§ Goal: Reproduce the data below in full and exclude every picture.

[Dataset records]
......

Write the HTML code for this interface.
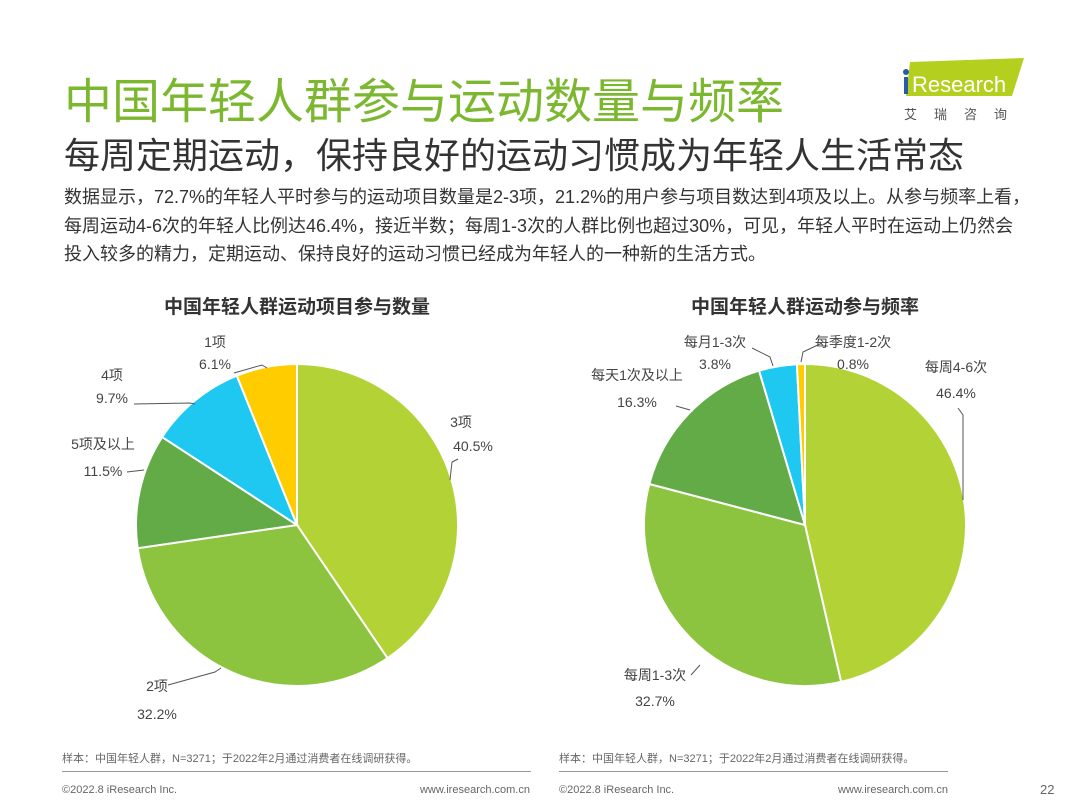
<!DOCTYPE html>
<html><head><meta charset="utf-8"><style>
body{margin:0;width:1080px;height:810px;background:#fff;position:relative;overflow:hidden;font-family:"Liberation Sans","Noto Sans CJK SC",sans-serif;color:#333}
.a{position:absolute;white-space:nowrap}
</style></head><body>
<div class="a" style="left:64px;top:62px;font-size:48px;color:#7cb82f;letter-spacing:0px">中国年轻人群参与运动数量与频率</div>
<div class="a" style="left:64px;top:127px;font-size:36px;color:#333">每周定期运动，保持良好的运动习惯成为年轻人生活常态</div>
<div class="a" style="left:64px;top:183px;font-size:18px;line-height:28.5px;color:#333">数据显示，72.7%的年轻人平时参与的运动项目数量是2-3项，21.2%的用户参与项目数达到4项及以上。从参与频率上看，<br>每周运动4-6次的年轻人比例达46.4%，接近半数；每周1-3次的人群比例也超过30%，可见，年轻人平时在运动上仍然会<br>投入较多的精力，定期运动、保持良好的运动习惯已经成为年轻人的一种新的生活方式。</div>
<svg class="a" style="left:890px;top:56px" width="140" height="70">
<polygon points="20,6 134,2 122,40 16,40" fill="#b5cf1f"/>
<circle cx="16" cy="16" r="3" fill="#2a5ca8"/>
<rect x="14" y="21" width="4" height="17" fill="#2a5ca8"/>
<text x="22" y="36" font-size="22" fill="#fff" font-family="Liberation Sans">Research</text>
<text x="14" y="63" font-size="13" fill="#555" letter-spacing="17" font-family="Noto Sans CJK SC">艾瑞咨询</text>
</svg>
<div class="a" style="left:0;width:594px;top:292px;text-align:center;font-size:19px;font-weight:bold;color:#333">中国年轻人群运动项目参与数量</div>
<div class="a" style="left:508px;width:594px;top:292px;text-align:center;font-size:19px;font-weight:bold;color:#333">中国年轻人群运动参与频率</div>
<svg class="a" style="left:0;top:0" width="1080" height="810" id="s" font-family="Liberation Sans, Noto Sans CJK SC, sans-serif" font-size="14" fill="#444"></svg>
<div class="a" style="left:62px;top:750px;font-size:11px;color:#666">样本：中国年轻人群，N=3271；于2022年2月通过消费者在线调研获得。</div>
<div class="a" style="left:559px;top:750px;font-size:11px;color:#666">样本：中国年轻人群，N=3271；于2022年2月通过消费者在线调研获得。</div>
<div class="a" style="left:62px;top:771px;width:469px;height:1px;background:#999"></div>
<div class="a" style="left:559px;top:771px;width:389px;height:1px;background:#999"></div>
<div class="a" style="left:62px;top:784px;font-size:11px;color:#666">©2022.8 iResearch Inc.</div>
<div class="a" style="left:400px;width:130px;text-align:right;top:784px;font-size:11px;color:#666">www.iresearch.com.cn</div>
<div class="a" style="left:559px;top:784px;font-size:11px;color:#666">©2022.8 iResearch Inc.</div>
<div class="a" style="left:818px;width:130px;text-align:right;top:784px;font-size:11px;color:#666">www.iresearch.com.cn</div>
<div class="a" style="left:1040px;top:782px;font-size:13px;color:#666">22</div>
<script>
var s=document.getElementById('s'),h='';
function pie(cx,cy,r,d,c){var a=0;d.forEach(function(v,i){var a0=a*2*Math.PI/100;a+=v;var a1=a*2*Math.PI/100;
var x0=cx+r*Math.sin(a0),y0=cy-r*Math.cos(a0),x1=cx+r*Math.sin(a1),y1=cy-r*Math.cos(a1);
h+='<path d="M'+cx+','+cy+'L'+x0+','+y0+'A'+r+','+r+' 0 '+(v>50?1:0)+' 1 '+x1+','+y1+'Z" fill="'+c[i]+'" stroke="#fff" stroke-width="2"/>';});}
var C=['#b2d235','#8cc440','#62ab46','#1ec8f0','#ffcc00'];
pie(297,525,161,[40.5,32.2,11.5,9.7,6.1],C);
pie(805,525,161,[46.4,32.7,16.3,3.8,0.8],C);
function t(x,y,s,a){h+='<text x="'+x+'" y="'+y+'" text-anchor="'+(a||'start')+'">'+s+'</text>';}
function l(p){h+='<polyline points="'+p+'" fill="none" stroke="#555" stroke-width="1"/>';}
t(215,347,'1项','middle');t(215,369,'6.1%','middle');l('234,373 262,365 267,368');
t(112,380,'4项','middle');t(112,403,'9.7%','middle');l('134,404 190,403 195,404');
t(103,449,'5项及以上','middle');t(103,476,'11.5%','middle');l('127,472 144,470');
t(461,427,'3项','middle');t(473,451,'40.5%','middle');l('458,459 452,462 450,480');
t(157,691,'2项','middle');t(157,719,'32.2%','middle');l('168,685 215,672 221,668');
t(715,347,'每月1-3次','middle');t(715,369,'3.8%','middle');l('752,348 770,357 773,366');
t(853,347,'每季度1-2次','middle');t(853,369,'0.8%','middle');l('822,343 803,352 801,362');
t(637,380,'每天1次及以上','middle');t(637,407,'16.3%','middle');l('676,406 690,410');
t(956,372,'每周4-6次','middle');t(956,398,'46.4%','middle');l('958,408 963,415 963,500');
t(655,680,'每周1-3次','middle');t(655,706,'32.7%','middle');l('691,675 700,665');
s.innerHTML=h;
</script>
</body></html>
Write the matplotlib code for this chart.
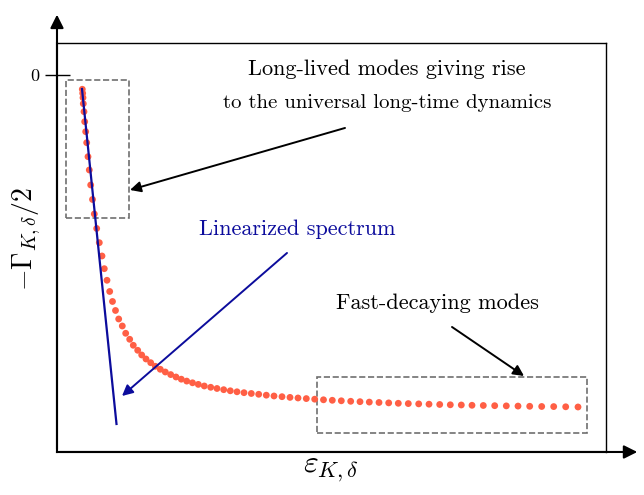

......

§ Finished task:
Write the HTML code for this interface.
<!DOCTYPE html>
<html><head><meta charset="utf-8"><style>
body{margin:0;width:1080px;height:810px;background:#fff;position:relative;overflow:hidden;font-family:"Liberation Sans","Noto Sans CJK SC",sans-serif;color:#333}
.a{position:absolute;white-space:nowrap}
</style></head><body>
<div class="a" style="left:64px;top:62px;font-size:48px;color:#7cb82f;letter-spacing:0px">中国年轻人群参与运动数量与频率</div>
<div class="a" style="left:64px;top:127px;font-size:36px;color:#333">每周定期运动，保持良好的运动习惯成为年轻人生活常态</div>
<div class="a" style="left:64px;top:183px;font-size:18px;line-height:28.5px;color:#333">数据显示，72.7%的年轻人平时参与的运动项目数量是2-3项，21.2%的用户参与项目数达到4项及以上。从参与频率上看，<br>每周运动4-6次的年轻人比例达46.4%，接近半数；每周1-3次的人群比例也超过30%，可见，年轻人平时在运动上仍然会<br>投入较多的精力，定期运动、保持良好的运动习惯已经成为年轻人的一种新的生活方式。</div>
<svg class="a" style="left:890px;top:56px" width="140" height="70">
<polygon points="20,6 134,2 122,40 16,40" fill="#b5cf1f"/>
<circle cx="16" cy="16" r="3" fill="#2a5ca8"/>
<rect x="14" y="21" width="4" height="17" fill="#2a5ca8"/>
<text x="22" y="36" font-size="22" fill="#fff" font-family="Liberation Sans">Research</text>
<text x="14" y="63" font-size="13" fill="#555" letter-spacing="17" font-family="Noto Sans CJK SC">艾瑞咨询</text>
</svg>
<div class="a" style="left:0;width:594px;top:292px;text-align:center;font-size:19px;font-weight:bold;color:#333">中国年轻人群运动项目参与数量</div>
<div class="a" style="left:508px;width:594px;top:292px;text-align:center;font-size:19px;font-weight:bold;color:#333">中国年轻人群运动参与频率</div>
<svg class="a" style="left:0;top:0" width="1080" height="810" id="s" font-family="Liberation Sans, Noto Sans CJK SC, sans-serif" font-size="14" fill="#444"></svg>
<div class="a" style="left:62px;top:750px;font-size:11px;color:#666">样本：中国年轻人群，N=3271；于2022年2月通过消费者在线调研获得。</div>
<div class="a" style="left:559px;top:750px;font-size:11px;color:#666">样本：中国年轻人群，N=3271；于2022年2月通过消费者在线调研获得。</div>
<div class="a" style="left:62px;top:771px;width:469px;height:1px;background:#999"></div>
<div class="a" style="left:559px;top:771px;width:389px;height:1px;background:#999"></div>
<div class="a" style="left:62px;top:784px;font-size:11px;color:#666">©2022.8 iResearch Inc.</div>
<div class="a" style="left:400px;width:130px;text-align:right;top:784px;font-size:11px;color:#666">www.iresearch.com.cn</div>
<div class="a" style="left:559px;top:784px;font-size:11px;color:#666">©2022.8 iResearch Inc.</div>
<div class="a" style="left:818px;width:130px;text-align:right;top:784px;font-size:11px;color:#666">www.iresearch.com.cn</div>
<div class="a" style="left:1040px;top:782px;font-size:13px;color:#666">22</div>
<script>
var s=document.getElementById('s'),h='';
function pie(cx,cy,r,d,c){var a=0;d.forEach(function(v,i){var a0=a*2*Math.PI/100;a+=v;var a1=a*2*Math.PI/100;
var x0=cx+r*Math.sin(a0),y0=cy-r*Math.cos(a0),x1=cx+r*Math.sin(a1),y1=cy-r*Math.cos(a1);
h+='<path d="M'+cx+','+cy+'L'+x0+','+y0+'A'+r+','+r+' 0 '+(v>50?1:0)+' 1 '+x1+','+y1+'Z" fill="'+c[i]+'" stroke="#fff" stroke-width="2"/>';});}
var C=['#b2d235','#8cc440','#62ab46','#1ec8f0','#ffcc00'];
pie(297,525,161,[40.5,32.2,11.5,9.7,6.1],C);
pie(805,525,161,[46.4,32.7,16.3,3.8,0.8],C);
function t(x,y,s,a){h+='<text x="'+x+'" y="'+y+'" text-anchor="'+(a||'start')+'">'+s+'</text>';}
function l(p){h+='<polyline points="'+p+'" fill="none" stroke="#555" stroke-width="1"/>';}
t(215,347,'1项','middle');t(215,369,'6.1%','middle');l('234,373 262,365 267,368');
t(112,380,'4项','middle');t(112,403,'9.7%','middle');l('134,404 190,403 195,404');
t(103,449,'5项及以上','middle');t(103,476,'11.5%','middle');l('127,472 144,470');
t(461,427,'3项','middle');t(473,451,'40.5%','middle');l('458,459 452,462 450,480');
t(157,691,'2项','middle');t(157,719,'32.2%','middle');l('168,685 215,672 221,668');
t(715,347,'每月1-3次','middle');t(715,369,'3.8%','middle');l('752,348 770,357 773,366');
t(853,347,'每季度1-2次','middle');t(853,369,'0.8%','middle');l('822,343 803,352 801,362');
t(637,380,'每天1次及以上','middle');t(637,407,'16.3%','middle');l('676,406 690,410');
t(956,372,'每周4-6次','middle');t(956,398,'46.4%','middle');l('958,408 963,415 963,500');
t(655,680,'每周1-3次','middle');t(655,706,'32.7%','middle');l('691,675 700,665');
s.innerHTML=h;
</script>
</body></html>
Write the matplotlib code for this chart.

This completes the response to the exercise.